Last night I wasn’t called out of bed, but I can well imagine the melodrama, two boys being held back by the CG’s, shouting expletives at each other in really good Spanish (who teaches them this stuff?), and the extra “paperwork” required by school rules reporting the incident to the school Executive Council. Normally EXCO wouldn’t be too lathered about a late night village incident, but this week they are also on edge and don’t need much excuse to call in reinforcement security if they feel that the CG can’t maintain order.

We’re all crammed in the Community Room, looking around for whoever called the meeting. Someone stands up in the front row and ponderously approaches the stage. Oh, no, I catch a glimpse of the shiny bald head. It’s Dean Abee, never our guest at the CG meetings, third in charge of Goshen, and head of student monitoring. He gives me the willies and I don’t know exactly why. He’s supposed to be the ally of the student body, but I don’t buy it. He ponderously climbs the steps to the stage, like he’s a bald-headed Moses and Gandalf and Dumbledore all in one, and turns around to face the student body.
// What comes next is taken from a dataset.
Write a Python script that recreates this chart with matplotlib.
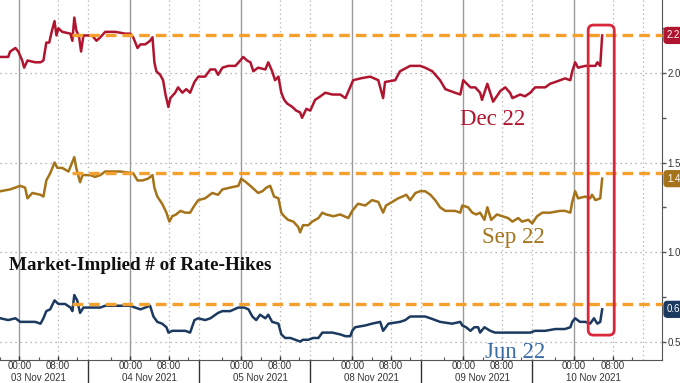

“Students,” he intones in a stentorian voice, “What is the Goshen motto?”

“Finis est Origine!” shouts out a suck-up with enthusiasm. I sigh and Boy audibly groans.

“That is right. The End is the Beginning. And don’t you ever forget it. Your Goshen experience is your key to the door of opportunity,” the Dean sing-songs. He’s always going on and on about Free Will as the heritage of a Goshen education. But he never seems to acknowledge that systemic problems exist. I want to shout at him, “What do you know? You’re just an old white guy!” But I never do. At least not so far.

“Posterius est oreegeenay,” mutters Boy to me.

“His-us posterius est meus finis,” I whisper back.

“His-us posterius est enormous,” answers Boy. I stifle a laugh and Dean Abee stops talking to glare at us. Then I can’t help it and snort out loud.

Dean Abee squints at me, clears his throat and resumes his talk. I can detect a grim glitter in his eyes that hint to me that this is exactly the response he wants, exactly the kind of conflict he is angling for. He is playing me, and I fell into his game.